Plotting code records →

::::::

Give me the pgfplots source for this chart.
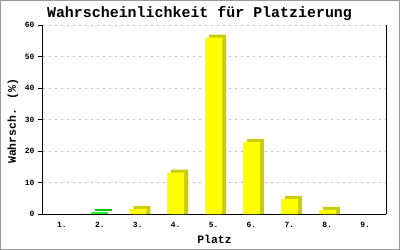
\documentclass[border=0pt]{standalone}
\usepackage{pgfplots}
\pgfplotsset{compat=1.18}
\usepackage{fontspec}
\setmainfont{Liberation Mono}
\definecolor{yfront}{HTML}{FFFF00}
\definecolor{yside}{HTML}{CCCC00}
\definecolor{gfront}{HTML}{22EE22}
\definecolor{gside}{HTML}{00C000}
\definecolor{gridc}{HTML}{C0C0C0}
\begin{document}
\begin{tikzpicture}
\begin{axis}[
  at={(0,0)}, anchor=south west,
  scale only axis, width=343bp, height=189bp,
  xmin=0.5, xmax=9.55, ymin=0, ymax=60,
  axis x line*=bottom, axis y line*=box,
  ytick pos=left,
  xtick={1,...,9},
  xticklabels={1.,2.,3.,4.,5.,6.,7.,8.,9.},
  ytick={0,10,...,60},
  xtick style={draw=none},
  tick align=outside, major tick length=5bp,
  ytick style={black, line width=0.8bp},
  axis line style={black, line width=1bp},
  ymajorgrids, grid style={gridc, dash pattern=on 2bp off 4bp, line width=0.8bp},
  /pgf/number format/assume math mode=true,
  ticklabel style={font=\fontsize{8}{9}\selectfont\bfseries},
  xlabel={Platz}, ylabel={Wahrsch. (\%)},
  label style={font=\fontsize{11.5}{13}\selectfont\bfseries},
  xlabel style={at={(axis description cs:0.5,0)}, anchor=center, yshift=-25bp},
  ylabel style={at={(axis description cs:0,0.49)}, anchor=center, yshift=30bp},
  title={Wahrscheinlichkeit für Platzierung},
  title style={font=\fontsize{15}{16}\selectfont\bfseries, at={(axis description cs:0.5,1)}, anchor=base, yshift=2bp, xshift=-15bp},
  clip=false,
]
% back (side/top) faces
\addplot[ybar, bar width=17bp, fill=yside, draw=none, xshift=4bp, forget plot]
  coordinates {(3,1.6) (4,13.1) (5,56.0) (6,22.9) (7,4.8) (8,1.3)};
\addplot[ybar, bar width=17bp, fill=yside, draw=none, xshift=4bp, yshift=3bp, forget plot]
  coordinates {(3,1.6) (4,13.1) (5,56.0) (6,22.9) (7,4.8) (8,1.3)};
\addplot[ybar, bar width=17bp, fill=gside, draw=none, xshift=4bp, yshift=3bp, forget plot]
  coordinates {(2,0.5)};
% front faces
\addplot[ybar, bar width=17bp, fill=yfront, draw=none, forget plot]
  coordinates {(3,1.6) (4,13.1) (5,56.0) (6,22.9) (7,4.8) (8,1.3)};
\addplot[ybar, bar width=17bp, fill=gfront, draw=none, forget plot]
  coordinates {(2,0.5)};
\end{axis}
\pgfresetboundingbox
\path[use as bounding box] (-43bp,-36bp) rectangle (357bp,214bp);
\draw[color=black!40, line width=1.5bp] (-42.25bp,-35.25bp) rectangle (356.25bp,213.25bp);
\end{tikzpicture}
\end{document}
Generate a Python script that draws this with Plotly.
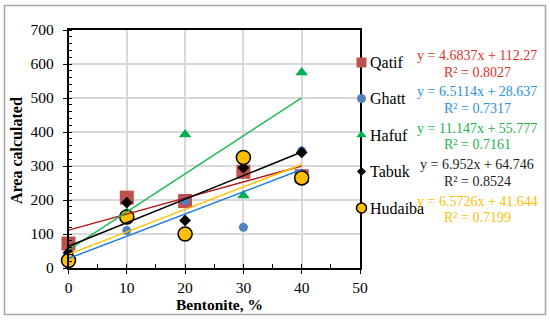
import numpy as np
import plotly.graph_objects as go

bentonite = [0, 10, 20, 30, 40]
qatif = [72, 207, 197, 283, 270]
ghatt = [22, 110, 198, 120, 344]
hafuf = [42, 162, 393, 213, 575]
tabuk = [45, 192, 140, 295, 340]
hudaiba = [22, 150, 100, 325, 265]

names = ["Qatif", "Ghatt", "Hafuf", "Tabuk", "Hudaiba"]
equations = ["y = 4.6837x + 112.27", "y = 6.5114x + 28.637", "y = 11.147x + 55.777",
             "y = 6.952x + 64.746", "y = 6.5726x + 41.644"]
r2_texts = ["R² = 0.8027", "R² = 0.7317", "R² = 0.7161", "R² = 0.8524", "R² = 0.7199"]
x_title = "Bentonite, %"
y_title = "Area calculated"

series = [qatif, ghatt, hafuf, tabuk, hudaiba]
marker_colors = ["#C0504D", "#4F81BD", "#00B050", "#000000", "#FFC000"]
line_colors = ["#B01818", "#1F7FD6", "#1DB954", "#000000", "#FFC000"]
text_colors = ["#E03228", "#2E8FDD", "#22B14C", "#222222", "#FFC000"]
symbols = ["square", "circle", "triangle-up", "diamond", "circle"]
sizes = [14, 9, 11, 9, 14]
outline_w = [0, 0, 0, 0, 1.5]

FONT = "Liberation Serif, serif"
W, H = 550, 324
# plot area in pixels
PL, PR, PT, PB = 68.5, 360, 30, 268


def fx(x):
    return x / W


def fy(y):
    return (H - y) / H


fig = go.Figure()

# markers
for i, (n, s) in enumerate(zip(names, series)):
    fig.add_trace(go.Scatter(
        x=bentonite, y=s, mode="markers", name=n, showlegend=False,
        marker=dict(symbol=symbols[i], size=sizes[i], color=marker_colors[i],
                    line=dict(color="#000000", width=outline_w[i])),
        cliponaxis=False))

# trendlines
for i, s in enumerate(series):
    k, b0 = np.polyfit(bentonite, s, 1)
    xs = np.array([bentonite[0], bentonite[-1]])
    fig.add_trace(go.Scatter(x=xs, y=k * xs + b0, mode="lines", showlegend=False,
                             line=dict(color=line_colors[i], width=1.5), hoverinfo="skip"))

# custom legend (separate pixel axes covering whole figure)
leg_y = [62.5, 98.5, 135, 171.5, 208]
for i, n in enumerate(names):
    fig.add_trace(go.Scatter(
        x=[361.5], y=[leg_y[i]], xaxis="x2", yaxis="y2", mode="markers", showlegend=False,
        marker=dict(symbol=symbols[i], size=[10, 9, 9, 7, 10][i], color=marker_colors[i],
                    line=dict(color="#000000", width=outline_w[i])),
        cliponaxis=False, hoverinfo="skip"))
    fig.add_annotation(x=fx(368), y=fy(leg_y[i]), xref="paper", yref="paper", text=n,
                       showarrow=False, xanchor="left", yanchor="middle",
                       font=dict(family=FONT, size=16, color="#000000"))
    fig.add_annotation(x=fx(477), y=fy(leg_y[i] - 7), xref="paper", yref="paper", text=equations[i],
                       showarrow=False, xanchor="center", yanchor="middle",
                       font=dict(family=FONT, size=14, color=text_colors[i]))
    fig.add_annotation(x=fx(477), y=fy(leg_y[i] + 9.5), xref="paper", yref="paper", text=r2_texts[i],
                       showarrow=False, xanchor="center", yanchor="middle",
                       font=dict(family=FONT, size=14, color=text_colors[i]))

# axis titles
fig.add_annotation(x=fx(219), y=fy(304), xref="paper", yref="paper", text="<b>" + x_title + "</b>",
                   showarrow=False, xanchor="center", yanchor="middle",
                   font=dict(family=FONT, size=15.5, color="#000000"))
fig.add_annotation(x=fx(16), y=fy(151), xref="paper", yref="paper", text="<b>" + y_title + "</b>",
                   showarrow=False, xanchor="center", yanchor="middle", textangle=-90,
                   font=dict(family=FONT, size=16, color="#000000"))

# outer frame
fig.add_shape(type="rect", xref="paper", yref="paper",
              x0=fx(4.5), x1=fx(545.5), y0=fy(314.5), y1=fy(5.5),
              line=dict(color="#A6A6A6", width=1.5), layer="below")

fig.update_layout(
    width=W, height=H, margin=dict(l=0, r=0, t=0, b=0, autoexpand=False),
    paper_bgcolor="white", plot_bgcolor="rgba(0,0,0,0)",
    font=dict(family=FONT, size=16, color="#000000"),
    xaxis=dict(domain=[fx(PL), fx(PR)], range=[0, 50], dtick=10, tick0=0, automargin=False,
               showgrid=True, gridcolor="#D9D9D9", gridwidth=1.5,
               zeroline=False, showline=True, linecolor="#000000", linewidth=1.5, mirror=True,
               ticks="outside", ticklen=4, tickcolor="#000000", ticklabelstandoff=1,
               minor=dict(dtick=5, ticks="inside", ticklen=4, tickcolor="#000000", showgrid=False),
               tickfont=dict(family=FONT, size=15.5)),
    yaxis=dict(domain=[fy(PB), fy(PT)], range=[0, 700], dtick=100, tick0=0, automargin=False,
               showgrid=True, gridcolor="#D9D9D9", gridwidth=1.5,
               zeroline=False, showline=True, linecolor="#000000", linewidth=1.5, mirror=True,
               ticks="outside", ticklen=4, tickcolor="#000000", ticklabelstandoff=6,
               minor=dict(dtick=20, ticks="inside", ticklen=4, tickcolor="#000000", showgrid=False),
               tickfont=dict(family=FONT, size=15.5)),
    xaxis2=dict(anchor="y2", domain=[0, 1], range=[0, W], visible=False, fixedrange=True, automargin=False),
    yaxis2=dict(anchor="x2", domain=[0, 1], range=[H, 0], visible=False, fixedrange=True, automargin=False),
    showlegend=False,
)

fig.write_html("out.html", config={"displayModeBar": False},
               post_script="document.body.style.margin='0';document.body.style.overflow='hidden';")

::::::

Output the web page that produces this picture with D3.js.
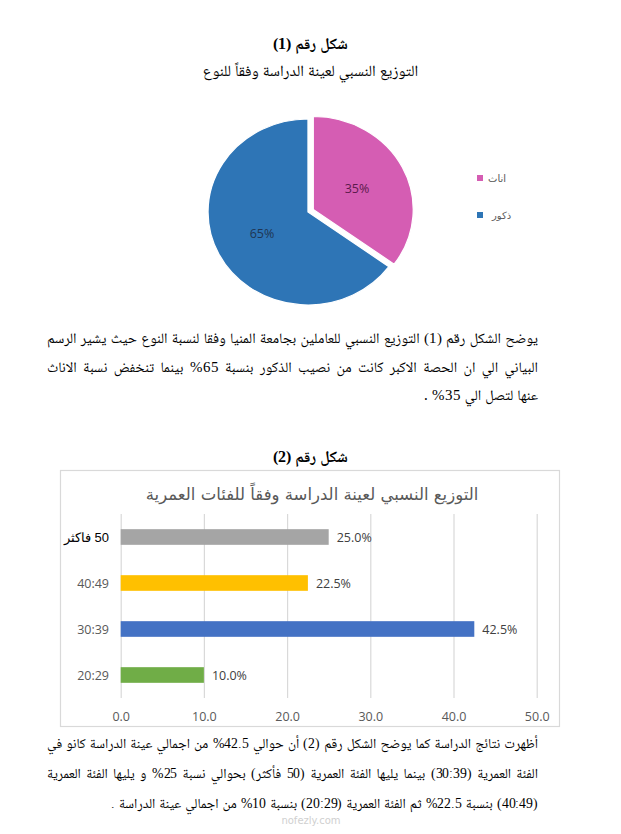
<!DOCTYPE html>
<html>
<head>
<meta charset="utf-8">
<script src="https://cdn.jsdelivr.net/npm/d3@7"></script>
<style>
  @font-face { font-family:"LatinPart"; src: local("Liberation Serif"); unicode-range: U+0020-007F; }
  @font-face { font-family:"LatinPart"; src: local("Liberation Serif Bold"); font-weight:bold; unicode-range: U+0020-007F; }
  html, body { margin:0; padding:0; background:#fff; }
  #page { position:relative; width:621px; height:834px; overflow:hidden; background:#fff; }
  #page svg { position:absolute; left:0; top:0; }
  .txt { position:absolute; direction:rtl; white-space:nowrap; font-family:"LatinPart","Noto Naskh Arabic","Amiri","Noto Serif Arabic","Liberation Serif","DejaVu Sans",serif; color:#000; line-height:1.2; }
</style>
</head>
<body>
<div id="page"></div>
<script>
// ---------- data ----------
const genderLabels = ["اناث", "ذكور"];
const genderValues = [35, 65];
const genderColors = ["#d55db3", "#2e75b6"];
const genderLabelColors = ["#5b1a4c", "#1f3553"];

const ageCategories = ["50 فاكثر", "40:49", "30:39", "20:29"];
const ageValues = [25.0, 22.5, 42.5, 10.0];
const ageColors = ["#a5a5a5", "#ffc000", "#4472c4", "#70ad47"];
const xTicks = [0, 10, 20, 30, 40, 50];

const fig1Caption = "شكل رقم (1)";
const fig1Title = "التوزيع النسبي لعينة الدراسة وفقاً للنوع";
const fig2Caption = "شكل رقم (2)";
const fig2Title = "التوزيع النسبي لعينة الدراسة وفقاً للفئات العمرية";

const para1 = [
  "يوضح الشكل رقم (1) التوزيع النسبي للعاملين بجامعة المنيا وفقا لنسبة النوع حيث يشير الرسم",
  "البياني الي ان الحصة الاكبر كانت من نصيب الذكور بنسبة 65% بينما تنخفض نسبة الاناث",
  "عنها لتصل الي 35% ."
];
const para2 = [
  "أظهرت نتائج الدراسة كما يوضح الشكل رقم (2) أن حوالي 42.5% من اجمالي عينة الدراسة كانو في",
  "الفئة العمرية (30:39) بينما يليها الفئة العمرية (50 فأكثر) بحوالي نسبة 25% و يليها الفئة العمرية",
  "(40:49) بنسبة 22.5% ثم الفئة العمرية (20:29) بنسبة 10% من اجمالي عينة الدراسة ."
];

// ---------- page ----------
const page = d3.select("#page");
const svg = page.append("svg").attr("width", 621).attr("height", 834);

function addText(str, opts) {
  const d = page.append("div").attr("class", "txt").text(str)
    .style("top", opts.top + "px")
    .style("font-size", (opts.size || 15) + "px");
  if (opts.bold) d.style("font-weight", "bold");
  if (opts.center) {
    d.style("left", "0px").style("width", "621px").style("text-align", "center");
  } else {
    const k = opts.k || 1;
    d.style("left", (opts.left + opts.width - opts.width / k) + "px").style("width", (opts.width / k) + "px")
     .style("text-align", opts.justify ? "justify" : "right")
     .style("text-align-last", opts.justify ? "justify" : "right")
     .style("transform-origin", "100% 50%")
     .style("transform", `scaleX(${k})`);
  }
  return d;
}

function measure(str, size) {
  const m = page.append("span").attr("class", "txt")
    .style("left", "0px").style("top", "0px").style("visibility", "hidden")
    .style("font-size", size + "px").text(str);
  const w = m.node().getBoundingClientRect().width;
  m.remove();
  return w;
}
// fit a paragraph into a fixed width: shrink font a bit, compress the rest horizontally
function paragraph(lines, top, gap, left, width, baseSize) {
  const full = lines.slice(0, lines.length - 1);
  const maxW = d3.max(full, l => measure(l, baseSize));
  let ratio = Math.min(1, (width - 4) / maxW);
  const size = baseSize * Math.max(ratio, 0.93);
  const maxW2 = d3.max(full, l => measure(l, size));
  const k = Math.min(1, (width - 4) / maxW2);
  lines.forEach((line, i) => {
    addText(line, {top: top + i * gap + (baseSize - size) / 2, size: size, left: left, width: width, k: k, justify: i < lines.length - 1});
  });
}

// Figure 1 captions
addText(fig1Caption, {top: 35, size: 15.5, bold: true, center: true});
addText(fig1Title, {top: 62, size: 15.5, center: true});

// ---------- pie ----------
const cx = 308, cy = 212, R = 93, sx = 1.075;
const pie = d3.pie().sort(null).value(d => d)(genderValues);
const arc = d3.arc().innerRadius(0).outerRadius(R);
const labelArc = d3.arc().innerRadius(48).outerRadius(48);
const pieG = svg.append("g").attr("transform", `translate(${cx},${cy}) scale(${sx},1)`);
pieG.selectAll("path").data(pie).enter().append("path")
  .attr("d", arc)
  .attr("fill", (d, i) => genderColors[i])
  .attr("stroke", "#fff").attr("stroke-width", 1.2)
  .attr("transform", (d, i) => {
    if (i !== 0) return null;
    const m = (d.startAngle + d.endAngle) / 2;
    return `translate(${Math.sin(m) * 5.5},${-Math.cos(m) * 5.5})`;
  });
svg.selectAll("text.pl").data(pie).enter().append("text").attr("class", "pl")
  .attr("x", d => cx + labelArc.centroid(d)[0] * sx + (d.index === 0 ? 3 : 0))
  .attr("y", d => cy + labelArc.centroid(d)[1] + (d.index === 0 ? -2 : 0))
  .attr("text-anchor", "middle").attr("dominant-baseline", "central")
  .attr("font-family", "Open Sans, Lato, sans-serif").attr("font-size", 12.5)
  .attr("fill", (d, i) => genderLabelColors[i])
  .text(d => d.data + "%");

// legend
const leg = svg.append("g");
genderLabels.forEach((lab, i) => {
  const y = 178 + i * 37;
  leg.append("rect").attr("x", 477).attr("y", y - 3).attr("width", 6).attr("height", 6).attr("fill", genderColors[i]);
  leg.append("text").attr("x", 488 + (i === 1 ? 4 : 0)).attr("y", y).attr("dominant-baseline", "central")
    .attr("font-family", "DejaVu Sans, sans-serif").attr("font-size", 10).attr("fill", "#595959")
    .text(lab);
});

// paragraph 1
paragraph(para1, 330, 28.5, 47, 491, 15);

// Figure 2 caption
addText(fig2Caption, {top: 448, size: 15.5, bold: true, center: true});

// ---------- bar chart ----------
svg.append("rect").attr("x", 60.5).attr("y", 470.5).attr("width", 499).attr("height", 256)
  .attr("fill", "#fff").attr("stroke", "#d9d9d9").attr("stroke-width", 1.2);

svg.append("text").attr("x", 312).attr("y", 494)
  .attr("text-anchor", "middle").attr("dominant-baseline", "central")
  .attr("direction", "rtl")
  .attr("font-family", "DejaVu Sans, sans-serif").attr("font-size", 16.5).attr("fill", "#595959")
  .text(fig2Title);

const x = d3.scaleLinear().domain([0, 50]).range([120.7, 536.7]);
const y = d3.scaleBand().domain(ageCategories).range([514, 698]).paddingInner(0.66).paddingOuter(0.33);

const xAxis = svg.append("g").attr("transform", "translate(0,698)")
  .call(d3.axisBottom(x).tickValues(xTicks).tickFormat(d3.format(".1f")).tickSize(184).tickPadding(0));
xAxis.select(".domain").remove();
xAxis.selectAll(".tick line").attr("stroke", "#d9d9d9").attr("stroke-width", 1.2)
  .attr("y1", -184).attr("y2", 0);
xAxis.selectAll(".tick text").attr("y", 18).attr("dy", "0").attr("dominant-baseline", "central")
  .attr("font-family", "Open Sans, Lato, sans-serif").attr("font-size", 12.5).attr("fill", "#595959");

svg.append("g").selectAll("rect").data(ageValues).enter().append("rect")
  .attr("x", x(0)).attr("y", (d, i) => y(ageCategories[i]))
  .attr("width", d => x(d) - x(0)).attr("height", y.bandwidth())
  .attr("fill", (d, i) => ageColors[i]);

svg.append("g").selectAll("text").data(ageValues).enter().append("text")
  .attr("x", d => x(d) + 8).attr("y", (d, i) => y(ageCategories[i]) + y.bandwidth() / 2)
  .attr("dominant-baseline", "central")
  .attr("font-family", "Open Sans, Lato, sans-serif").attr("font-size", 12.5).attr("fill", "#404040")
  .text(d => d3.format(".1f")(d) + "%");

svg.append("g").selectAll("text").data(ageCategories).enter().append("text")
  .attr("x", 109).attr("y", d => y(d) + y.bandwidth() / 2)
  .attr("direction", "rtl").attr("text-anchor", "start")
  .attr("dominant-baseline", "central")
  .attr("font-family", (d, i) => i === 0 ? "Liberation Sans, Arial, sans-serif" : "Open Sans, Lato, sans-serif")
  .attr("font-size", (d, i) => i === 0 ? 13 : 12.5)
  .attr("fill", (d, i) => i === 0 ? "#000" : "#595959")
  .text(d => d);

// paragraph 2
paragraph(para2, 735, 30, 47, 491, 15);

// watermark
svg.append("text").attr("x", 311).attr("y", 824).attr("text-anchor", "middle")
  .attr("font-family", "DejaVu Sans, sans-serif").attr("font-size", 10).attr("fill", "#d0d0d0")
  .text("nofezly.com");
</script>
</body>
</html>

::::::

AIM OF THE EXERCISE → Using the data above, which lines fall from the one with "Generate a Python" through the one with "cliponaxis=False))"? Repeat them exactly, ends included, minus any pictures.

EXERCISE OUTPUT →
Generate a Python script that draws this with Plotly.
import numpy as np
import plotly.graph_objects as go

bentonite = [0, 10, 20, 30, 40]
qatif = [72, 207, 197, 283, 270]
ghatt = [22, 110, 198, 120, 344]
hafuf = [42, 162, 393, 213, 575]
tabuk = [45, 192, 140, 295, 340]
hudaiba = [22, 150, 100, 325, 265]

names = ["Qatif", "Ghatt", "Hafuf", "Tabuk", "Hudaiba"]
equations = ["y = 4.6837x + 112.27", "y = 6.5114x + 28.637", "y = 11.147x + 55.777",
             "y = 6.952x + 64.746", "y = 6.5726x + 41.644"]
r2_texts = ["R² = 0.8027", "R² = 0.7317", "R² = 0.7161", "R² = 0.8524", "R² = 0.7199"]
x_title = "Bentonite, %"
y_title = "Area calculated"

series = [qatif, ghatt, hafuf, tabuk, hudaiba]
marker_colors = ["#C0504D", "#4F81BD", "#00B050", "#000000", "#FFC000"]
line_colors = ["#B01818", "#1F7FD6", "#1DB954", "#000000", "#FFC000"]
text_colors = ["#E03228", "#2E8FDD", "#22B14C", "#222222", "#FFC000"]
symbols = ["square", "circle", "triangle-up", "diamond", "circle"]
sizes = [14, 9, 11, 9, 14]
outline_w = [0, 0, 0, 0, 1.5]

FONT = "Liberation Serif, serif"
W, H = 550, 324
# plot area in pixels
PL, PR, PT, PB = 68.5, 360, 30, 268


def fx(x):
    return x / W


def fy(y):
    return (H - y) / H


fig = go.Figure()

# markers
for i, (n, s) in enumerate(zip(names, series)):
    fig.add_trace(go.Scatter(
        x=bentonite, y=s, mode="markers", name=n, showlegend=False,
        marker=dict(symbol=symbols[i], size=sizes[i], color=marker_colors[i],
                    line=dict(color="#000000", width=outline_w[i])),
        cliponaxis=False))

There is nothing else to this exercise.